An awful lot happens in tonight’s riveting, Internet-breaking episode of Game of Thrones, entitled “Home.” Chances are good that most of it will be overlooked in favor of that final shot — a fiercely guarded but widely guessed secret that author George R.R. Martin, showrunners David Benioff and Dan Weiss, and actor Kit Harington have fought a virtual war of deception to keep hidden. Our advice? Don’t miss the forest for the weirwood tree. From the violence to the visuals, from the emotions to the revelations, this was show doing all the things it does well, and there’s way more to that than shocking deaths and even more stunning resurrections.

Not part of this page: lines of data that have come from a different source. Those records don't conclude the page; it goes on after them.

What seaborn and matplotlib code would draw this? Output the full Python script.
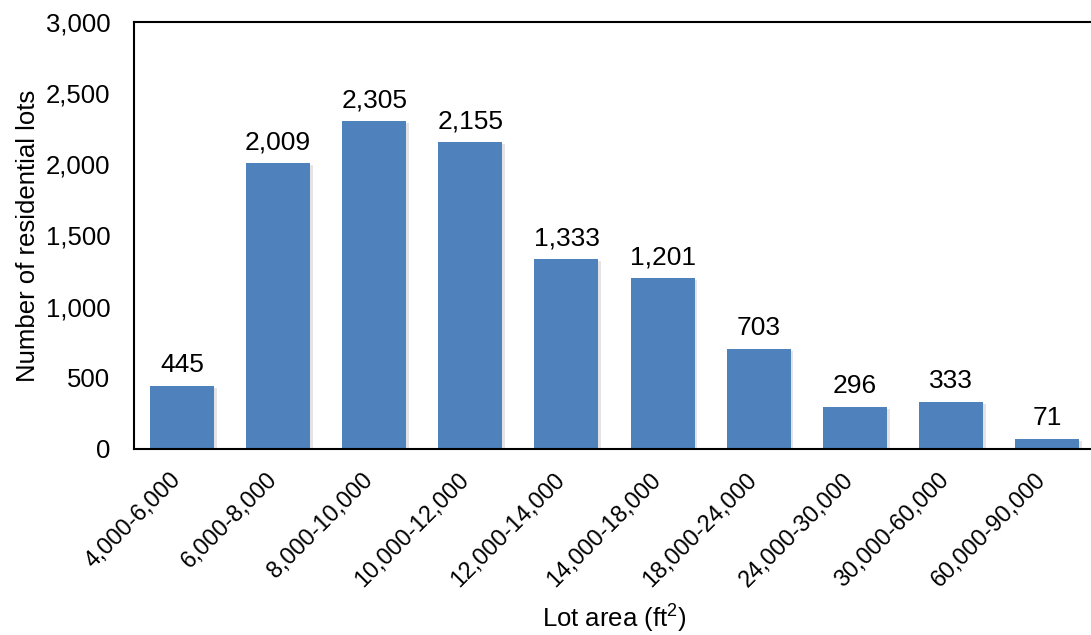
import matplotlib
matplotlib.use("Agg")
import matplotlib.pyplot as plt
import matplotlib.patheffects as pe
import matplotlib.transforms as mtransforms
import seaborn as sns
import pandas as pd

categories = ["4,000-6,000", "6,000-8,000", "8,000-10,000", "10,000-12,000",
              "12,000-14,000", "14,000-18,000", "18,000-24,000", "24,000-30,000",
              "30,000-60,000", "60,000-90,000"]
counts = [445, 2009, 2305, 2155, 1333, 1201, 703, 296, 333, 71]
yticks = [0, 500, 1000, 1500, 2000, 2500, 3000]

sns.set_theme(style="white")
plt.rcParams['font.family'] = ['Liberation Sans', 'DejaVu Sans']
plt.rcParams['mathtext.fontset'] = 'custom'
plt.rcParams['mathtext.rm'] = 'Liberation Sans'
plt.rcParams['mathtext.it'] = 'Liberation Sans:italic'
plt.rcParams['mathtext.bf'] = 'Liberation Sans:bold'

df = pd.DataFrame({"cat": categories, "n": counts})

fig = plt.figure(figsize=(10.91, 6.35), dpi=100)
ax = fig.add_axes([134/1091, 1 - 449/635, (1095 - 134)/1091, (449 - 22)/635])

sns.barplot(data=df, x="cat", y="n", color="#4F81BD", saturation=1, width=0.667,
            linewidth=0, ax=ax)
for p in ax.patches:
    p.set_path_effects([pe.SimplePatchShadow(offset=(2, -1.5), shadow_rgbFace="#888888", alpha=0.22),
                        pe.Normal()])

ax.set_xlim(-0.5, 9.5)
ax.set_ylim(0, 3000)
ax.set_yticks(yticks)
ax.set_yticklabels([f"{v:,}" for v in yticks], fontsize=18.5, color="black")
ax.tick_params(axis="y", length=0, pad=17)
ax.tick_params(axis="x", length=0, pad=19.5)
shift = mtransforms.ScaledTranslation(-5 / 100, 0, fig.dpi_scale_trans)
for lab in ax.get_xticklabels():
    lab.set_rotation(45)
    lab.set_ha("right")
    lab.set_va("center")
    lab.set_rotation_mode("anchor")
    lab.set_fontsize(16.8)
    lab.set_color("black")
    lab.set_transform(lab.get_transform() + shift)

for i, v in enumerate(counts):
    ax.annotate(f"{v:,}", (i, v), xytext=(0, 10), textcoords="offset points",
                ha="center", va="baseline", fontsize=19, color="black")

for s in ["left", "bottom", "top"]:
    ax.spines[s].set_color("black")
    ax.spines[s].set_linewidth(1.5)
ax.spines["right"].set_visible(False)

ax.set_xlabel("Lot area (ft$^{2}$)", fontsize=18.5, color="black", labelpad=8)
ax.set_ylabel("Number of residential lots", fontsize=18.5, color="black", labelpad=4)

fig.savefig("out.png", dpi=100)
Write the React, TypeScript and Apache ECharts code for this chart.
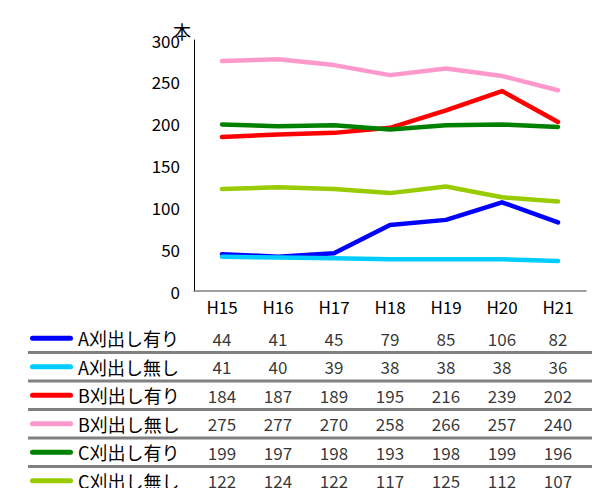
import React, { useEffect, useRef } from "react";
import * as echarts from "echarts";

// Survey years
const categories = ["H15", "H16", "H17", "H18", "H19", "H20", "H21"];

// Row labels of the data table / series names
const seriesNames = [
  "A刈出し有り",
  "A刈出し無し",
  "B刈出し有り",
  "B刈出し無し",
  "C刈出し有り",
  "C刈出し無し",
];

// Counts (本) per year
const aWith = [44, 41, 45, 79, 85, 106, 82];
const aWithout = [41, 40, 39, 38, 38, 38, 36];
const bWith = [184, 187, 189, 195, 216, 239, 202];
const bWithout = [275, 277, 270, 258, 266, 257, 240];
const cWith = [199, 197, 198, 193, 198, 199, 196];
const cWithout = [122, 124, 122, 117, 125, 112, 107];

const yTicks = { min: 0, max: 300, interval: 50 };

const seriesValues = [aWith, aWithout, bWith, bWithout, cWith, cWithout];
const seriesColors = ["#0000ff", "#00ccff", "#ff0000", "#ff99cc", "#008000", "#99cc00"];

const NUM_FONT = '"Noto Sans CJK JP", sans-serif';
const JP_FONT = '"Noto Sans CJK JP", sans-serif';

const GRID_LEFT = 194;
const GRID_RIGHT = 6;

export default function App() {
  const ref = useRef<HTMLDivElement>(null);

  useEffect(() => {
    if (!ref.current) return;
    const chart = echarts.init(ref.current, null, { renderer: "svg" });

    const rich: Record<string, any> = {
      n: {
        fontFamily: JP_FONT,
        fontSize: 18,
        color: "#000",
        padding: [0, 0, 0, 5],
        verticalAlign: "middle",
      },
    };
    seriesColors.forEach((c, i) => {
      rich["l" + i] = {
        backgroundColor: c,
        width: 43,
        height: 5,
        borderRadius: 2.5,
        verticalAlign: "middle",
      };
    });

    const lineSeries = seriesNames.map((name, i) => ({
      name,
      type: "line",
      xAxisIndex: 0,
      yAxisIndex: 0,
      data: seriesValues[i],
      symbol: "none",
      lineStyle: { width: 4.5, color: seriesColors[i], cap: "round", join: "round" },
      itemStyle: { color: seriesColors[i] },
    }));

    const tableSeries = seriesNames.map((name, r) => ({
      name: name + "_table",
      type: "scatter",
      xAxisIndex: 1,
      yAxisIndex: 1,
      symbolSize: 0,
      data: seriesValues[r].map((v, i) => [categories[i], name, v]),
      label: {
        show: true,
        position: "inside",
        formatter: (p: any) => String(p.value[2]),
        fontFamily: NUM_FONT,
        fontSize: 17,
        color: "#000",
      },
    }));

    chart.setOption({
      animation: false,
      backgroundColor: "#fff",
      grid: [
        { left: GRID_LEFT, right: GRID_RIGHT, top: 40, height: 251, outerBoundsMode: "none" },
        { left: GRID_LEFT, right: GRID_RIGHT, top: 324, height: 171, outerBoundsMode: "none" },
      ],
      xAxis: [
        {
          type: "category",
          gridIndex: 0,
          data: categories,
          boundaryGap: true,
          axisLine: { lineStyle: { color: "#808080", width: 1.5 } },
          axisTick: { show: false },
          axisLabel: { fontFamily: NUM_FONT, fontSize: 17, color: "#000", margin: 7 },
        },
        {
          type: "category",
          gridIndex: 1,
          data: categories,
          boundaryGap: true,
          show: false,
        },
      ],
      yAxis: [
        {
          type: "value",
          gridIndex: 0,
          min: yTicks.min,
          max: yTicks.max,
          interval: yTicks.interval,
          name: "本",
          nameLocation: "end",
          nameGap: 0,
          nameMoveOverlap: false,
          nameTextStyle: {
            fontFamily: JP_FONT,
            fontSize: 18,
            color: "#000",
            align: "right",
            padding: [0, 3, 0, 0],
          },
          axisLine: { show: true, lineStyle: { color: "#000", width: 1 } },
          axisTick: { show: false },
          splitLine: { show: false },
          axisLabel: { fontFamily: NUM_FONT, fontSize: 17, color: "#000", margin: 14 },
        },
        {
          type: "category",
          gridIndex: 1,
          data: seriesNames,
          inverse: true,
          boundaryGap: true,
          axisLine: { show: false },
          axisTick: { show: false },
          splitLine: { show: false },
          axisLabel: {
            align: "left",
            margin: GRID_LEFT - 30,
            formatter: (v: string, i: number) => `{l${i}|}{n|${v}}`,
            rich,
          },
        },
      ],
      series: [...lineSeries, ...tableSeries],
    });

    // Row separators of the data table, placed between the table's category bands
    const centers = seriesNames.map(
      (n) => chart.convertToPixel({ yAxisIndex: 1 }, n) as unknown as number
    );
    const band = centers[1] - centers[0];
    const width = chart.getWidth();
    const separators = centers.slice(0, centers.length - 1).map((c) => ({
      type: "line",
      shape: { x1: 28, y1: c + band / 2, x2: width, y2: c + band / 2 },
      style: { stroke: "#808080", lineWidth: 3 },
      silent: true,
    }));
    chart.setOption({ graphic: separators });

    return () => chart.dispose();
  }, []);

  return (
    <div
      ref={ref}
      style={{
        position: "absolute",
        left: 0,
        top: 0,
        width: 592,
        height: 488,
        overflow: "hidden",
        background: "#fff",
      }}
    />
  );
}
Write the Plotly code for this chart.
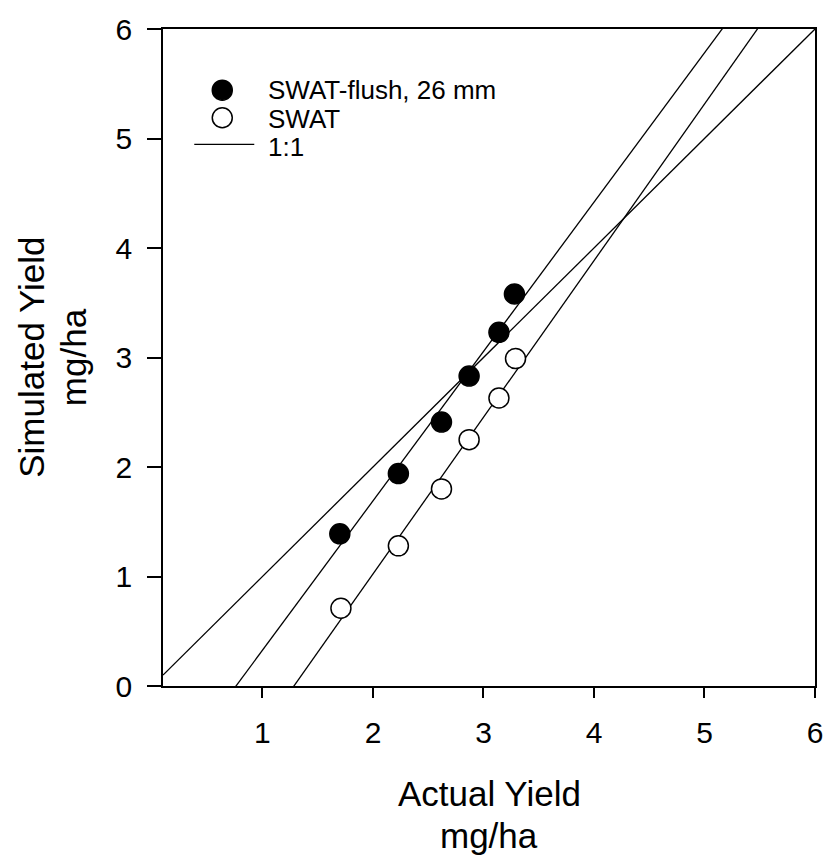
import numpy as np
import plotly.graph_objects as go

# Actual vs simulated yield (mg/ha)
flush_actual = [1.70, 2.23, 2.62, 2.87, 3.14, 3.28]
flush_sim = [1.39, 1.94, 2.41, 2.83, 3.23, 3.58]
swat_actual = [1.71, 2.23, 2.62, 2.87, 3.14, 3.29]
swat_sim = [0.71, 1.28, 1.80, 2.25, 2.63, 2.99]
one_to_one = [0.1, 6.0]

x_ticks = [1, 2, 3, 4, 5, 6]
y_ticks = [0, 1, 2, 3, 4, 5, 6]
legend_labels = ["SWAT-flush, 26 mm", "SWAT", "1:1"]

FONT = "Liberation Sans, Arial, sans-serif"
X_RANGE = [0.1, 6.0]
Y_RANGE = [0.0, 6.0]

fig = go.Figure()

# least-squares lines for each series, drawn across the full axis span
fit_x = np.array(X_RANGE)
for xs, ys in [(flush_actual, flush_sim), (swat_actual, swat_sim)]:
    slope, intercept = np.polyfit(xs, ys, 1)
    fig.add_trace(go.Scatter(x=fit_x, y=slope * fit_x + intercept, mode="lines",
                             line=dict(color="black", width=1.3),
                             showlegend=False, hoverinfo="skip"))

fig.add_trace(go.Scatter(x=one_to_one, y=one_to_one, mode="lines",
                         line=dict(color="black", width=1.3),
                         name=legend_labels[2], showlegend=False))

fig.add_trace(go.Scatter(x=flush_actual, y=flush_sim, mode="markers",
                         marker=dict(size=20, color="black",
                                     line=dict(color="black", width=1.5)),
                         name=legend_labels[0], showlegend=False))
fig.add_trace(go.Scatter(x=swat_actual, y=swat_sim, mode="markers",
                         marker=dict(size=20, color="white",
                                     line=dict(color="black", width=1.5)),
                         name=legend_labels[1], showlegend=False))

axis_common = dict(showgrid=False, zeroline=False, showline=True, linecolor="black",
                   linewidth=1.6, mirror=True, ticks="outside", tickcolor="black",
                   tickwidth=1.6, tickfont=dict(family=FONT, size=30, color="black"))
fig.update_xaxes(range=X_RANGE, tickvals=x_ticks, ticklen=10, ticklabelstandoff=9,
                 **axis_common)
fig.update_yaxes(range=Y_RANGE, tickvals=y_ticks, ticklen=14, ticklabelstandoff=9,
                 **axis_common)

# hand-built legend in the upper-left corner
key_x = 0.0909
marker_rows = [0.9069, 0.8649]
line_row = 0.8243
text_rows = [0.9069, 0.8634, 0.8198]
shapes = [
    dict(type="circle", xref="paper", yref="paper", xsizemode="pixel", ysizemode="pixel",
         xanchor=key_x, yanchor=marker_rows[0], x0=-10, x1=10, y0=-10, y1=10,
         fillcolor="black", line=dict(color="black", width=1.5)),
    dict(type="circle", xref="paper", yref="paper", xsizemode="pixel", ysizemode="pixel",
         xanchor=key_x, yanchor=marker_rows[1], x0=-10, x1=10, y0=-10, y1=10,
         fillcolor="white", line=dict(color="black", width=1.5)),
    dict(type="line", xref="paper", yref="paper", xsizemode="pixel",
         xanchor=key_x, x0=-28, x1=32, y0=line_row, y1=line_row,
         line=dict(color="black", width=1.3)),
]
annotations = [
    dict(text=label, xref="paper", yref="paper", x=0.158, y=yy, xanchor="left",
         yanchor="middle", showarrow=False,
         font=dict(family=FONT, size=26, color="black"))
    for label, yy in zip(legend_labels, text_rows)
]

# two-line axis titles
title_font = dict(family=FONT, size=35, color="black")
annotations += [
    dict(text="Actual Yield", xref="paper", yref="paper", x=0.5, y=-0.1637,
         xanchor="center", yanchor="middle", showarrow=False, font=title_font),
    dict(text="mg/ha", xref="paper", yref="paper", x=0.5, y=-0.2282,
         xanchor="center", yanchor="middle", showarrow=False, font=title_font),
    dict(text="Simulated Yield", xref="paper", yref="paper", x=-0.202, y=0.5,
         xanchor="center", yanchor="middle", textangle=-90, showarrow=False,
         font=title_font),
    dict(text="mg/ha", xref="paper", yref="paper", x=-0.137, y=0.5,
         xanchor="center", yanchor="middle", textangle=-90, showarrow=False,
         font=title_font),
]

fig.update_layout(width=835, height=859, margin=dict(l=163, r=12, t=20, b=173),
                  plot_bgcolor="white", paper_bgcolor="white",
                  shapes=shapes, annotations=annotations, showlegend=False)

fig.write_html("out.html")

It looked amazing, for one thing — and unlike anything else on TV. Director Jeremy Podeswa delivers a number of stunning visual grace notes here: the way snow clings to the tangled roots above the cave where the Three-Eyed Raven (film legend Max Von Sydow, making his debut) tutors Bran Stark in psychic time travel; the way torchlight strikes the hand of a terrified Tyrion Lannister as he rests it on the scaly neck of one of Daenerys’ captive dragons; the way a storm at sea silhouettes Balon Greyjoy and his mad brother Euron as they confront each other; the way the light in a church can suffocate as well as illuminate when it strikes Jaime Lannister as he confronts the High Sparrow; and much more besides. It’s easy to take for granted how big these images are, particularly when much of television’s most accomplished cinematography involves the relatively relatable and low-stakes situations of, say, Better Call Saul. We ought to be grateful to get so many vivid visual reminders that this is a world far stranger than our own.